For how else could he and his advisers be unaware that in October 2023 MPs and peers called for an “immediate stop” to live facial recognition surveillance? Or that in 2019 the Science and Technology Committee in the House of Commons called for a moratorium on facial recognition technology until Parliament passes new legislation? Or that Lord Clement-Jones in the House of Lords has sought a private member’s bill for the same? Or that the independent review by Matthew Ryder KC and the Ada Lovelace Institute’s reports in 2022 both warned of the risks of facial recognition technology? Or that Ed Bridges and Liberty brought a legal challenge to the South Wales Police use of facial recognition technology in 2020 – and won?

Damaging, because the UK operates a model of “policing by consent”. Yet the public has never consented to the use of live facial recognition technology. Our elected representatives have never voted on it. On the contrary, the police use this technology on us without our consent and often without our knowledge.

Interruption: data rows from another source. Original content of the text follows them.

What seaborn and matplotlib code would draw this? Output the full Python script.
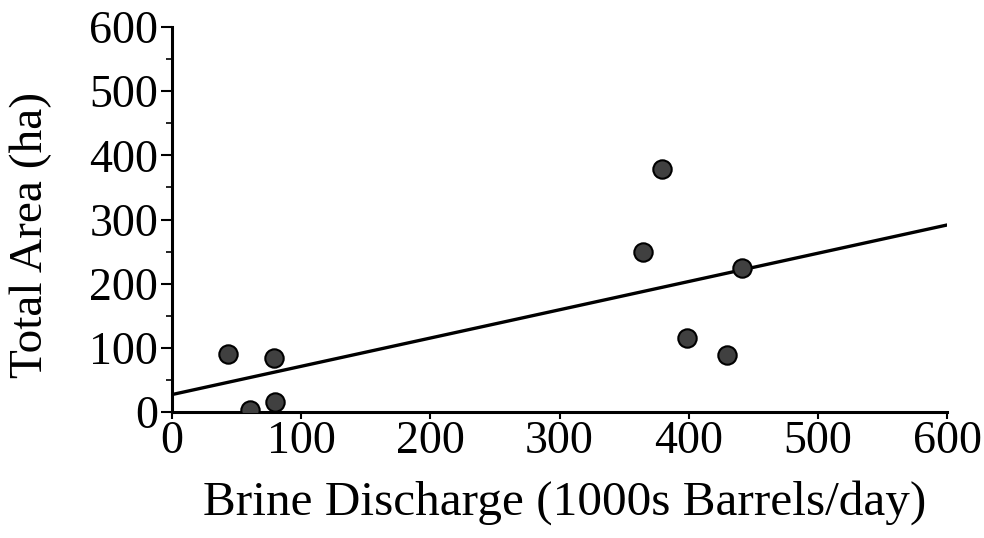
import numpy as np
import pandas as pd
import matplotlib
matplotlib.use('Agg')
import matplotlib.pyplot as plt
import seaborn as sns

# values
discharge = [43, 79, 60, 80, 365, 379, 441, 399, 430]
area = [90, 84, 3, 15, 249, 378, 224, 115, 89]
ticks = [0, 100, 200, 300, 400, 500, 600]

df = pd.DataFrame({'discharge': discharge, 'area': area})

sns.set_style('ticks')
plt.rcParams['font.family'] = ['Liberation Serif', 'DejaVu Serif']
plt.rcParams['text.color'] = 'black'
plt.rcParams['axes.labelcolor'] = 'black'
plt.rcParams['xtick.color'] = 'black'
plt.rcParams['ytick.color'] = 'black'

fig = plt.figure(figsize=(9.84, 5.38), dpi=100)
ax = fig.add_axes([0.1748, 0.2342, 0.7876, 0.7156])
ax.set_xlim(0, 600)
ax.set_ylim(0, 600)

sns.regplot(data=df, x='discharge', y='area', ax=ax, ci=None, truncate=False,
            scatter_kws={'s': 175, 'color': '#404040', 'edgecolor': 'black',
                         'linewidths': 1.5, 'alpha': 1, 'zorder': 3},
            line_kws={'color': 'black', 'lw': 2.4})

ax.set_xlim(0, 600)
ax.set_ylim(0, 600)
ax.set_xticks(ticks)
ax.set_yticks(ticks)
ax.set_yticks(np.arange(50, 600, 100), minor=True)
ax.tick_params(axis='both', labelsize=33, width=1.5)
ax.tick_params(axis='y', which='major', length=8, pad=2)
ax.tick_params(axis='y', which='minor', length=4, width=1.2)
ax.tick_params(axis='x', which='major', length=5, pad=1)

for s in ['top', 'right']:
    ax.spines[s].set_visible(False)
for s in ['left', 'bottom']:
    ax.spines[s].set_linewidth(2.2)
    ax.spines[s].set_color('black')

ax.set_xlabel('Brine Discharge (1000s Barrels/day)', fontsize=35.5, va='center')
ax.set_ylabel('Total Area (ha)', fontsize=34, va='center')
ax.xaxis.set_label_coords(0.507, -0.235)
ax.yaxis.set_label_coords(-0.182, 0.46)

fig.savefig('out.png', dpi=100)
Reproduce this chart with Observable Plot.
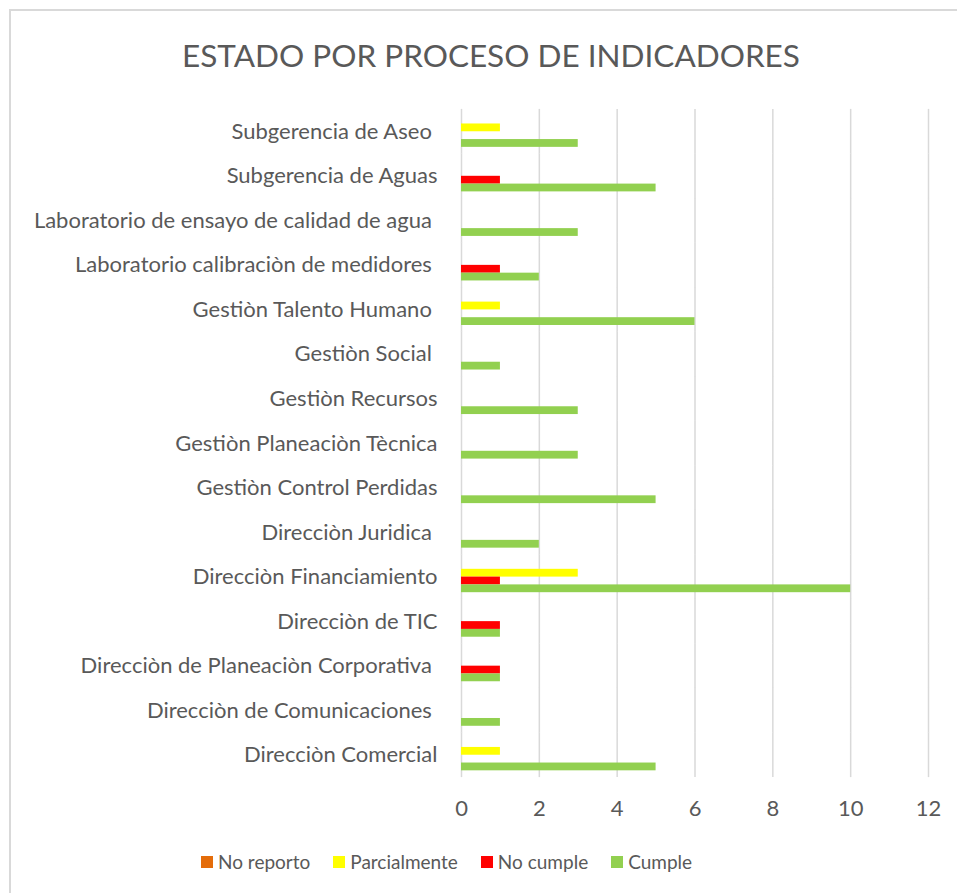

Baroness Hamwee, chair of the Justice and Home Affairs Committee in the House of Lords, is clear as to why this is unacceptable: “Current regulation is not sufficient. Oversight is inadequate [….] We are an outlier as a democratic state in the speed at which we are applying this technology.”

To ignore all of this risks more than misidentification or “sleepwalking into some kind of ghastly, Orwellian, omniscient police state” as former Metropolitan Police commissioner Cressida Dick warned in 2019. It undermines the public’s trust in the police – which is already fragile. Last year the Baroness Casey Review warned that the Met, one of the UK’s most aggressive users of live facial recognition technology, “no longer can presume that it has the permission of the people of London to police them” owing to its institutional racism, misogyny and homophobia.

Allowing such a police force to use a high-risk technology with no clear foundation in law and no legal framework to regulate poses an unacceptable to risk to the public. It also puts the police at risk of further legal challenges, which the taxpayer would have to fund.

Ignoring this is untenable. The government must instruct Parliament to pass legislation urgently. Failure to do so can mean only one thing – that it does not care about the risks that live facial recognition technology poses to the public or to the police, and that it is not serious about wanting to be a leader in artificial intelligence.